I think it is not worthwhile to have the user reencode their use-def graph for the purposes of passing as context. What we need to be able to say is "I'm going to insert $OPCODE and it's going to use these values". Some of the values may be yet to be inserted - so these could be anonymous too. But encoding the entire use-def graph to an arbitrary depth sounds like wasted effort. The code below for AArch64 seems to look quite deep at the graph too.

502

I'd prefer if an optional Ctx argument were added to existing methods.

lib/Target/AArch64/AArch64TargetTransformInfo.cpp
468

If you expect Dst, you must use cast<> above instead of dyn_cast_or_null. Similarly in all the other place you use dyn_cast_or_null, I don't think a nullptr argument is *actually* allowed.

This revision now requires changes to proceed.Jan 6 2016, 6:37 AM
mssimpso updated this revision to Diff 44277.Jan 7 2016, 3:43 PM
mssimpso edited edge metadata.

Addressed James's comments

Thanks again for the review James! I took a shot at updating the patch and also added some responses inline.

mssimpso marked 2 inline comments as done.Jan 7 2016, 3:46 PM
mssimpso added inline comments.
include/llvm/Analysis/TargetTransformInfo.h
475

I agree this seems overly complex. However, I'm having difficulty coming up with a better alternative.

For the scalar cost estimates (where we're getting an estimate for an instruction that already exists), I definitely see the advantage of just looking at the existing Values. We wouldn't have to re-encode the use-def information like you mention. But I think this gets trickier for the vector estimates. For example, considering the extract-extend case (where we sign extend the value we extract from the vector), we would need to create an unlinked instruction for the extract if I understand correctly. But what would it's operand be? We haven't decided to vectorize anything yet. And if we eventually chose not to vectorize, we would have to go back and delete the unlinked instructions we create. I'm definitely open to suggestions here, and any more thoughts you might have would be very helpful!

502

I'm fine doing this. I've added an optional Ctx argument to the existing getCastInstrCost hook like you suggested. The drawback of course is that we have to modify the other targets (and we might cause some minor annoyance for the out-of-tree target maintainers).

mssimpso updated this revision to Diff 44360.Jan 8 2016, 12:16 PM
mssimpso edited edge metadata.
mssimpso marked an inline comment as done.

Rebased.

hfinkel added inline comments.Feb 2 2016, 4:39 PM
include/llvm/Analysis/TargetTransformInfo.h
475

We definitely need this kind of functionality, but I share James's uncomfortableness with forcing the user to reencode some arbitrary portion of the use/def graph.
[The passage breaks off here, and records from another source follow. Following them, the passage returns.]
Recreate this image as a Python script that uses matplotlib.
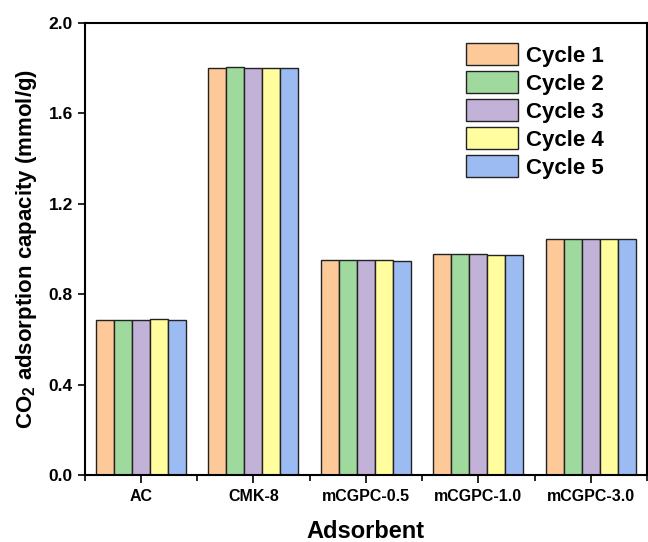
import matplotlib.pyplot as plt
import numpy as np

plt.rcParams['font.family'] = ['Liberation Sans', 'DejaVu Sans']
plt.rcParams['font.weight'] = 'bold'
plt.rcParams['mathtext.fontset'] = 'custom'
plt.rcParams['mathtext.rm'] = 'Liberation Sans'
plt.rcParams['mathtext.bf'] = 'Liberation Sans:bold'

adsorbents = ['AC', 'CMK-8', 'mCGPC-0.5', 'mCGPC-1.0', 'mCGPC-3.0']
cycles = ['Cycle 1', 'Cycle 2', 'Cycle 3', 'Cycle 4', 'Cycle 5']
cycle1 = [0.688, 1.800, 0.953, 0.977, 1.043]
cycle2 = [0.687, 1.805, 0.951, 0.976, 1.046]
cycle3 = [0.688, 1.801, 0.950, 0.976, 1.045]
cycle4 = [0.690, 1.800, 0.950, 0.975, 1.043]
cycle5 = [0.686, 1.802, 0.946, 0.972, 1.046]
colors = ['#FDC998', '#A0D99E', '#C2B2D7', '#FFFD9E', '#9CBBF2']

fig = plt.figure(figsize=(6.48, 5.42), dpi=100)
ax = fig.add_axes([0.1307, 0.123, 0.8677, 0.835])

x = np.arange(len(adsorbents))
w = 0.16
for i, vals in enumerate([cycle1, cycle2, cycle3, cycle4, cycle5]):
    ax.bar(x + (i - 2) * w, vals, w, color=colors[i], edgecolor='#222222',
           linewidth=1, label=cycles[i])

ax.set_xlim(-0.5, 4.5)
ax.set_ylim(0, 2.0)
ax.set_yticks([0.0, 0.4, 0.8, 1.2, 1.6, 2.0])
ax.set_xticks(x)
ax.set_xticklabels(adsorbents, fontsize=11.5, fontweight='bold')
ax.set_xticks(np.arange(-0.5, 4.6, 1), minor=True)
ax.tick_params(axis='x', which='major', length=6, width=1.2)
ax.tick_params(axis='x', which='minor', length=4, width=1.2)
ax.tick_params(axis='y', length=5, width=1.2, labelsize=12.5)
for lab in ax.get_yticklabels():
    lab.set_fontweight('bold')
for s in ax.spines.values():
    s.set_linewidth(1.5)

ax.set_xlabel('Adsorbent', fontsize=17, fontweight='bold', labelpad=12)
ax.set_ylabel(r'CO$_\mathbf{2}$ adsorption capacity (mmol/g)', fontsize=16,
              fontweight='bold', labelpad=7)

ax.legend(loc='upper left', bbox_to_anchor=(0.6776, 0.955), frameon=False,
          prop={'size': 16, 'weight': 'bold'}, handlelength=2.34,
          handleheight=1.125, labelspacing=0.21, handletextpad=0.37,
          borderpad=0, borderaxespad=0)

fig.savefig('out.png', dpi=100)
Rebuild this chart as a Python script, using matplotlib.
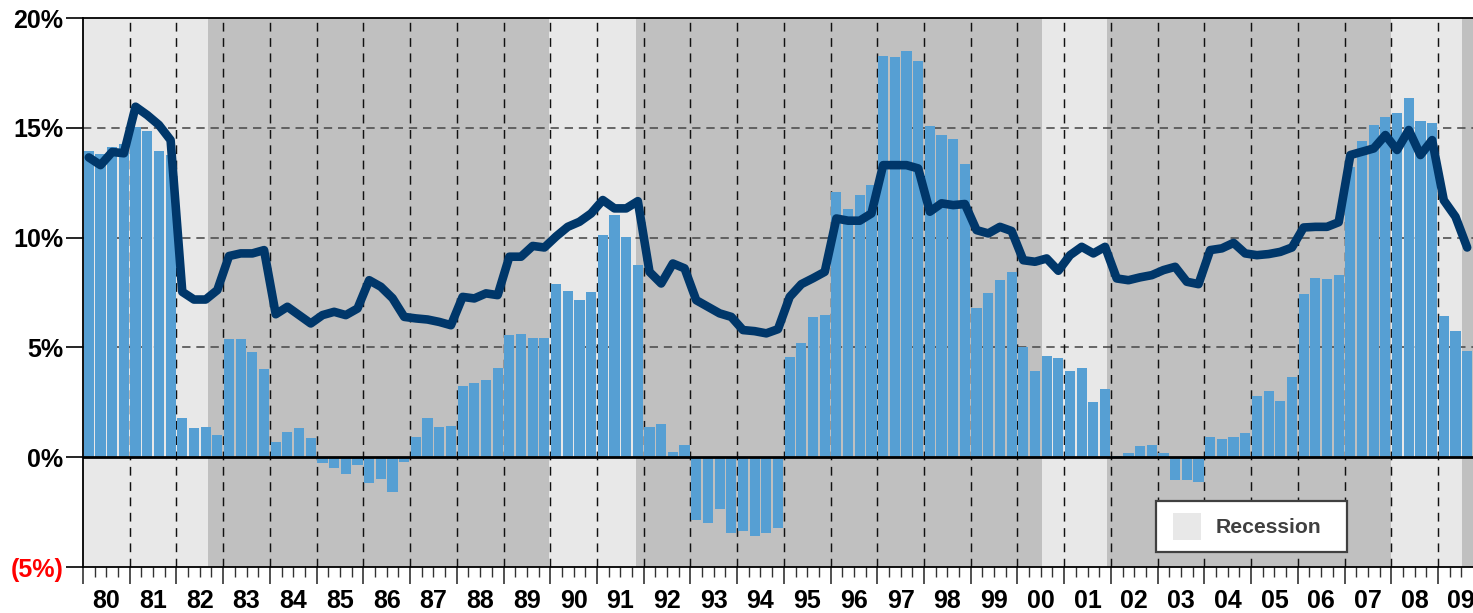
import numpy as np
import matplotlib
matplotlib.use("Agg")
import matplotlib.pyplot as plt
from matplotlib.patches import Rectangle
import matplotlib.transforms as mtransforms

plt.rcParams['font.family'] = ['Liberation Sans', 'DejaVu Sans']

# ---------------- data ----------------
years = ['80', '81', '82', '83', '84', '85', '86', '87', '88', '89',
         '90', '91', '92', '93', '94', '95', '96', '97', '98', '99',
         '00', '01', '02', '03', '04', '05', '06', '07', '08', '09']

# quarterly bar series (%), 1980Q1 - 2009Q3
bar_values = [
    13.94, 13.80, 14.14, 14.26,
    15.05, 14.85, 13.94, 13.76,
    1.78, 1.32, 1.37, 1.00,
    5.38, 5.38, 4.78, 4.00,
    0.68, 1.14, 1.32, 0.87,
    -0.26, -0.50, -0.77, -0.36,
    -1.17, -0.99, -1.58, -0.21,
    0.91, 1.78, 1.37, 1.41,
    3.23, 3.37, 3.51, 4.05,
    5.56, 5.60, 5.42, 5.42,
    7.88, 7.56, 7.15, 7.52,
    10.11, 11.03, 10.02, 8.75,
    1.37, 1.50, 0.23, 0.55,
    -2.86, -2.99, -2.35, -3.45,
    -3.36, -3.58, -3.45, -3.22,
    4.56, 5.19, 6.38, 6.47,
    12.07, 11.30, 11.94, 12.39,
    18.27, 18.22, 18.50, 18.04,
    15.08, 14.67, 14.49, 13.35,
    6.79, 7.47, 8.06, 8.43,
    5.01, 3.92, 4.60, 4.51,
    3.92, 4.05, 2.50, 3.10,
    0.05, 0.18, 0.50, 0.55,
    0.18, -1.05, -1.05, -1.14,
    0.91, 0.82, 0.91, 1.09,
    2.78, 3.01, 2.55, 3.64,
    7.43, 8.15, 8.11, 8.29,
    13.23, 14.40, 15.13, 15.48,
    15.66, 16.36, 15.31, 15.20,
    6.42, 5.74, 4.83,
]

# quarterly line series (%)
line_values = [
    13.65, 13.30, 13.90, 13.84,
    15.96, 15.58, 15.13, 14.44,
    7.53, 7.18, 7.18, 7.61,
    9.16, 9.28, 9.28, 9.43,
    6.51, 6.85, 6.47, 6.09,
    6.47, 6.62, 6.47, 6.77,
    8.06, 7.76, 7.24, 6.39,
    6.32, 6.27, 6.16, 6.01,
    7.30, 7.23, 7.46, 7.38,
    9.13, 9.13, 9.62, 9.55,
    10.05, 10.49, 10.72, 11.10,
    11.71, 11.33, 11.33, 11.66,
    8.44, 7.91, 8.82, 8.60,
    7.15, 6.85, 6.55, 6.39,
    5.79, 5.74, 5.64, 5.83,
    7.30, 7.88, 8.15, 8.44,
    10.87, 10.77, 10.77, 11.10,
    13.30, 13.30, 13.30, 13.15,
    11.18, 11.56, 11.48, 11.53,
    10.34, 10.19, 10.49, 10.30,
    8.97, 8.90, 9.05, 8.49,
    9.20, 9.58, 9.28, 9.58,
    8.14, 8.06, 8.19, 8.29,
    8.52, 8.67, 7.99, 7.88,
    9.43, 9.51, 9.76, 9.28,
    9.20, 9.25, 9.35, 9.55,
    10.46, 10.49, 10.49, 10.70,
    13.76, 13.91, 14.06, 14.67,
    13.99, 14.90, 13.76, 14.44,
    11.70, 10.95, 9.55,
]

# recession shading periods (decimal years)
recession_start = [1980.00, 1989.98, 2000.53, 2008.00]
recession_end = [1982.68, 1991.84, 2001.92, 2009.52]

y_ticks = [-5, 0, 5, 10, 15, 20]
y_tick_labels = ['(5%)', '0%', '5%', '10%', '15%', '20%']
legend_label = 'Recession'

# ---------------- styling ----------------
W, H = 1473, 613
fig = plt.figure(figsize=(W / 100, H / 100), dpi=100)
ax = fig.add_axes([83 / W, 46 / H, 1390 / W, 549 / H])

DARK_BG = '#C0C0C0'
LIGHT_BG = '#E8E8E8'
BAR_C = '#569FD3'
LINE_C = '#00376A'

n = len(bar_values)
xq = np.arange(n) + 0.5
ax.set_xlim(0, n)
ax.set_ylim(-5, 20)
ax.set_facecolor(DARK_BG)

for s, e in zip(recession_start, recession_end):
    ax.axvspan((s - 1980) * 4, (e - 1980) * 4, color=LIGHT_BG, lw=0, zorder=0.5)

# grid
for yv in [5, 10, 15]:
    ax.axhline(yv, color='#505050', lw=1.2, dashes=(5, 3.5), zorder=1)
for k in range(1, len(years)):
    ax.axvline(4 * k, color='#111111', lw=1.05, dashes=(6, 4.5), zorder=1)

ax.bar(xq, bar_values, width=0.87, color=BAR_C, zorder=3)
ax.axhline(0, color='black', lw=2.0, zorder=3.5)
ax.plot(xq, line_values, color=LINE_C, lw=6.2, solid_joinstyle='round',
        solid_capstyle='round', zorder=5)

# spines
for sp in ['left', 'bottom', 'top']:
    ax.spines[sp].set_color('black')
    ax.spines[sp].set_linewidth(1.3)
ax.spines['right'].set_visible(False)

# y ticks
ax.set_yticks(y_ticks)
ax.set_yticklabels(y_tick_labels, fontsize=18, fontweight='bold')
ax.tick_params(axis='y', length=12.5, width=1.2, pad=1.5, colors='black')
ax.get_yticklabels()[0].set_color('#FF0000')

# x ticks
ax.set_xticks(np.arange(0, n, 4))
ax.set_xticklabels([])
ax.set_xticks(np.arange(0, n), minor=True)
ax.tick_params(axis='x', which='major', length=12.5, width=1.2, color='#333333')
ax.tick_params(axis='x', which='minor', length=7.3, width=1.0, color='#333333')

trans = mtransforms.blended_transform_factory(ax.transData, ax.transAxes)
for k, lab in enumerate(years):
    ax.text(4 * k + 2, -34 / 549, lab, transform=trans, ha='center', va='center',
            fontsize=18, fontweight='bold', clip_on=False)

# legend (box drawn in axes coordinates)
ax.add_patch(Rectangle((0.7717, 0.0273), 0.9094 - 0.7717, 0.1208 - 0.0273,
                       transform=ax.transAxes, facecolor='white', edgecolor='#404040',
                       lw=1.6, zorder=10))
ax.add_patch(Rectangle((0.7840, 0.0492), 0.8044 - 0.7840, 0.0989 - 0.0492,
                       transform=ax.transAxes, facecolor=LIGHT_BG, edgecolor='none',
                       zorder=11))
ax.text(0.8151, 0.0614, legend_label, transform=ax.transAxes, ha='left', va='baseline',
        fontsize=15.2, fontweight='bold', color='#404040', zorder=12)

fig.savefig('out.png', dpi=100)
Part of the problem is that the user of the interface has no idea how much of the graph would be useful to encode. Plus, the things you're reencoding into are essentially instructions that aren't instructions. While we generally have a policy against creating temporary instructions, getting around that by reinventing instructions seems unsatisfying.

What if we defined an abstract graph-traversal class that could be used by a TTI implementation to walk a (mutated) view of the existing SSA use/def graph.

struct InstrContextView {
  struct InstrContext {
     Type *Ty;
     unsigned Opcode;
     unsigned NumOperands;
  };

  // Call this to get the initial instruction context (the starting point of the view on the use/def chain)
  virtual InstrContext *getInstrContext() = 0;
  virtual InstrContext *getOperandInstrContext(const InstrContext *, unsigned OpNum) = 0;
  virtual unsigned getNumInstrContextUsers(const InstrContext *) = 0;
  virtual InstrContext *getUserInstrContext(const InstrContext *, unsigned UserNum) = 0;
};

Then the TTI interfaces take some derived class of InstrContextView, which holds the necessary state to provide whatever view is possible given the caller's knowledge of the potential IR. In this way, the creation of the InstrContext objects can be completely lazy.

The downside is that, because the traversal functions need to be virtual, walking large portions of the graph this was is not feasible. Luckily, I think we never want to do that.

Hal,

Thanks very much for the suggestions, and I apologize for the delayed response. I agree the initial approach is unsatisfying. There is definitely a balance to be struck here between providing context to the cost model and having to unnecessarily re-encode information. The question of how much context to provide is also problematic. Although not a high priority for me at the moment, I do plan to evaluate your idea soon. So thanks again for the feedback!

anemet added a subscriber: anemet.Mar 11 2016, 9:51 AM
mssimpso updated this revision to Diff 50469.Mar 11 2016, 1:05 PM

Rebasing for evaluation only. The patch still needs to be updated to address reviewer comments.

mssimpso abandoned this revision.Apr 26 2016, 8:11 AM

I'm abandoning this change in favor of D18523. But I hope we can eventually revisit the idea of contextualizing the cost model estimates if needed.